Dag Hammarskjold Plaza
Dag Hammarskjold Plaza offered an early challenge for Vellonakis, since it involved taking out a block of East 47th street to convert to a plaza. “City parks go through an extremely complicated approval process involving community groups, special interest groups, and elected officials,” said Vellonakis.
He became friendly with Katharine Hepburn, who lived in the nearby Kips Bay neighborhood, and visited her at her home in Connecticut where he spotted a bench in her garden.
After Hepburn died, he and her friend Lauren Bacall arranged for the bench to be sent to Dag Hammarskjold Plaza, where it resides today.
City Hall Park
At a time of heightened security concerns around government buildings, Vellonakis designed City Hall Park so that the perimeter of the park would be protected with strategically placed elements like trees and police booths—ensuring that the park would be a safe location for elected officials.
Washington Square Park
One of the designer’s most notable projects was the redesign of Washington Square Park in Greenwich Village, which was previously chopped up with steps, ramps, raised plazas, and a concrete wall in the urban aesthetic. “It was popular in the ‘60s and ‘70s to urbanize parks rather than look at the greener solution, “ said Vellonakis. “My whole life in parks was the greener approach.”
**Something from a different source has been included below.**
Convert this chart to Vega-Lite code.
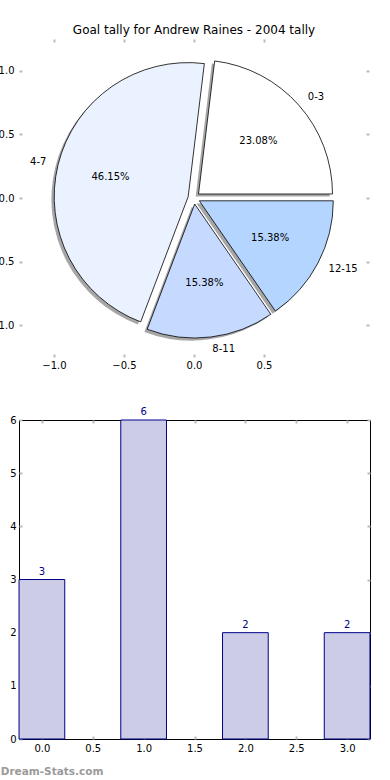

After going through five lawsuits with those who opposed changing the park, the renovation persevered, and now the park is 25% greener and more cohesive with a dog park, a play area with rolling hills, and park lighting and benches inspired by designs from the 1850s.
“I always aimed to make parks more accessible and more green.”
Abingdon Square Park
Abingdon Square Park similarly saw resistance from some neighbors who were hesitant about changing the original paved asphalt playground. But Vellonakis’ successful design oversaw a new mounded, rolling hill at its center, comfortable benches, and beautiful lighting. Abingdon Square Park is now a jewel in Greenwich Village.
“Real estate and architecture have always been my passion,” Vellonakis observed.
After retiring from the Parks Department, he began working full-time as a real estate agent for Brown Harris Stevens. “What I love most about real estate are my clients and the people I meet. I love looking at real estate and helping people especially in Greenwich Village, which is my home,” says Vellonakis, who lives on Lower Fifth Avenue.
He can always enjoy the fruits of his former labor at a nearby park.
“Our city parks were dangerous and in disrepair,” Vellonakis recalled. “I worked at a time when we transformed parks from liabilities to assets that offer a better image of New York City; they’ve changed the dynamics of our city and improved our quality of life.”
The magical thing about parks is that they continue to grow as the trees get bigger and the landscapes mature. Although the designer’s work is done, his parks will always go on progressing and flourishing.